Be cautious of anyone promising guaranteed map pack placement, instant first-page rankings, or hundreds of directory links. A practical partner will talk about priorities, tradeoffs, implementation, and measurement.
Where Blendly Fits
Blendly Agency helps Orange County businesses improve local visibility with the pieces that actually support customer action: Google Business Profile, service pages, local SEO foundations, website improvements, content planning, and reporting tied to calls and leads. This work is part of our digital marketing services, and it often connects closely with mobile-friendly web design.
If your business is not showing up where local customers are searching, the first step is usually a focused review of your profile, website, service pages, reviews, and tracking.

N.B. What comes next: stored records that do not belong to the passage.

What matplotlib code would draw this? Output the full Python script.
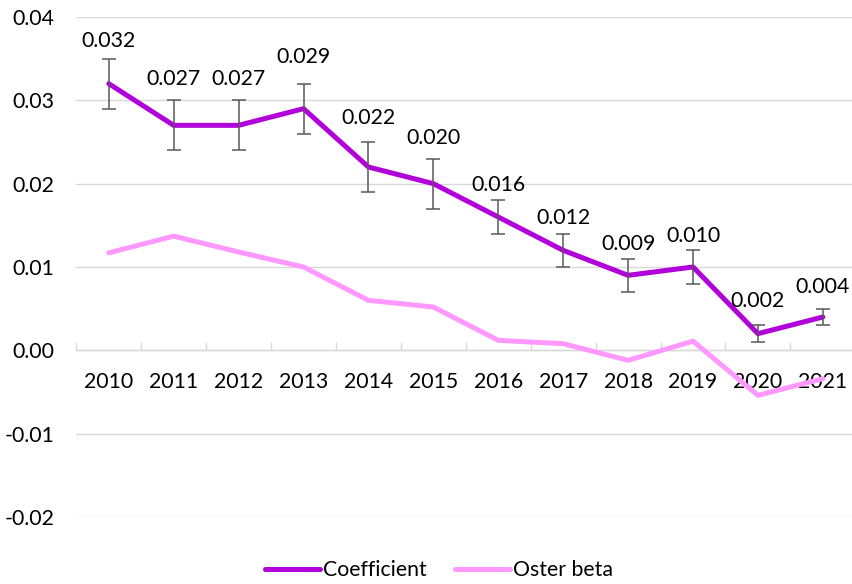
import numpy as np
import matplotlib.pyplot as plt

years = ["2010", "2011", "2012", "2013", "2014", "2015",
         "2016", "2017", "2018", "2019", "2020", "2021"]
coefficient = [0.032, 0.027, 0.027, 0.029, 0.022, 0.020,
               0.016, 0.012, 0.009, 0.010, 0.002, 0.004]
coef_err = [0.003, 0.003, 0.003, 0.003, 0.003, 0.003,
            0.002, 0.002, 0.002, 0.002, 0.001, 0.001]
oster_beta = [0.0117, 0.0137, 0.0118, 0.0100, 0.0060, 0.0052,
              0.0012, 0.0008, -0.0012, 0.0011, -0.0054, -0.0034]

# label offsets above each point (pixels), hand placed like the original
label_offset_px = [43, 46, 46, 52, 49, 46, 32, 32, 31, 31, 33, 30]

plt.rcParams["font.family"] = ["Lato", "DejaVu Sans"]
FS = 15.3
PX = 72 / 100  # pixels -> points at dpi 100

fig = plt.figure(figsize=(8.53, 5.84), dpi=100)
ax = fig.add_axes([76.3 / 853, 1 - 517 / 584, 779 / 853, 500 / 584])

x = np.arange(len(years))
ax.set_xlim(-0.5, len(years) - 0.5)
ax.set_ylim(-0.02, 0.04)

# grid
ax.set_yticks(np.arange(-0.02, 0.0401, 0.01))
ax.set_yticklabels([f"{v:.2f}" for v in np.arange(-0.02, 0.0401, 0.01)])
ax.yaxis.grid(True, color="#D9D9D9", linewidth=1.0, zorder=0)
ax.set_axisbelow(True)
for side in ["left", "right", "top"]:
    ax.spines[side].set_visible(False)
ax.spines["bottom"].set_position(("data", 0))
ax.spines["bottom"].set_color("#D9D9D9")
ax.spines["bottom"].set_linewidth(1.0)

ax.set_xticks(x)
ax.set_xticklabels(years)
ax.set_xticks(np.arange(-0.5, len(years), 1.0), minor=True)
ax.tick_params(axis="x", which="major", length=0, pad=15.5, labelsize=FS)
ax.tick_params(axis="x", which="minor", direction="in", length=6,
               color="#D9D9D9", width=1.0)
ax.tick_params(axis="y", length=0, pad=16, labelsize=FS)

ax.plot(x, oster_beta, color="#FF99FF", linewidth=3.6,
        solid_capstyle="round", zorder=3, label="Oster beta")
ax.plot(x, coefficient, color="#B200DA", linewidth=3.6,
        solid_capstyle="round", zorder=4, label="Coefficient")
ax.errorbar(x, coefficient, yerr=coef_err, fmt="none", ecolor="#595959",
            elinewidth=1.1, capsize=4.8, capthick=1.1, zorder=5)

for xi, v, off in zip(x, coefficient, label_offset_px):
    ax.annotate(f"{v:.3f}", (xi, v), xytext=(0, off * PX),
                textcoords="offset points", ha="center", va="center",
                fontsize=FS, color="#000000", zorder=6)

handles, labels = ax.get_legend_handles_labels()
fig.legend(handles[::-1], labels[::-1], loc="center",
           bbox_to_anchor=(439 / 853, 1 - 570 / 584), ncol=2,
           frameon=False, fontsize=FS, handlelength=2.6,
           handletextpad=0.15, columnspacing=1.3)

fig.savefig("out.png", dpi=100)
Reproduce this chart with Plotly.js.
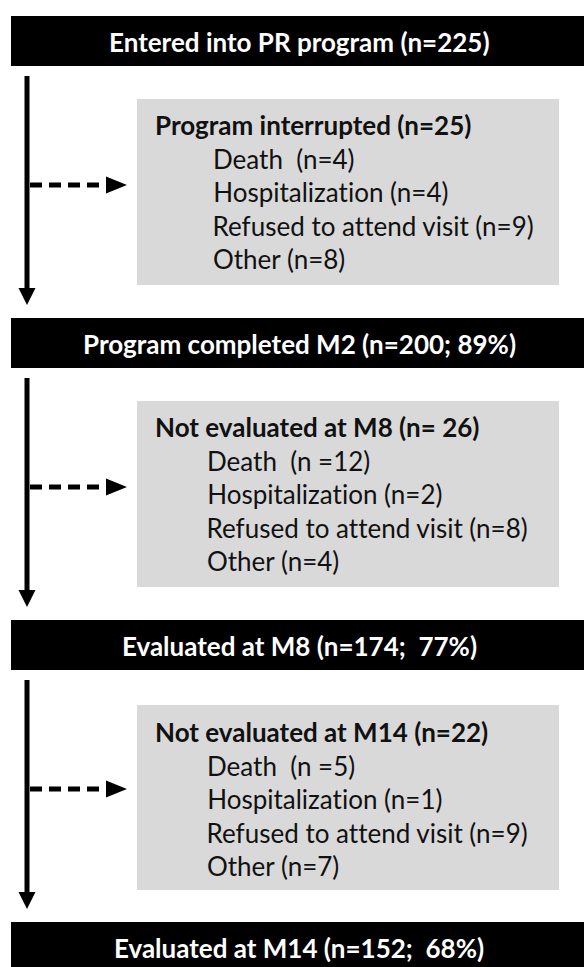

To see where your local search presence is strongest and where it is leaking opportunities, contact Blendly Agency at (714) 710-1033 to request a local SEO review.
Key Takeaways
- Local SEO connects your business to nearby customers through maps, reviews, profiles, directories, and localized website pages.
- Google Business Profile, reviews, citations, and service-area clarity are central to Orange County local visibility.
- Thin city pages and generic directory submissions are weaker than useful pages and accurate local signals.
- Track calls, forms, bookings, and lead quality instead of relying only on rankings.
- A good local SEO strategy should match your business model, service area, and customer decision process.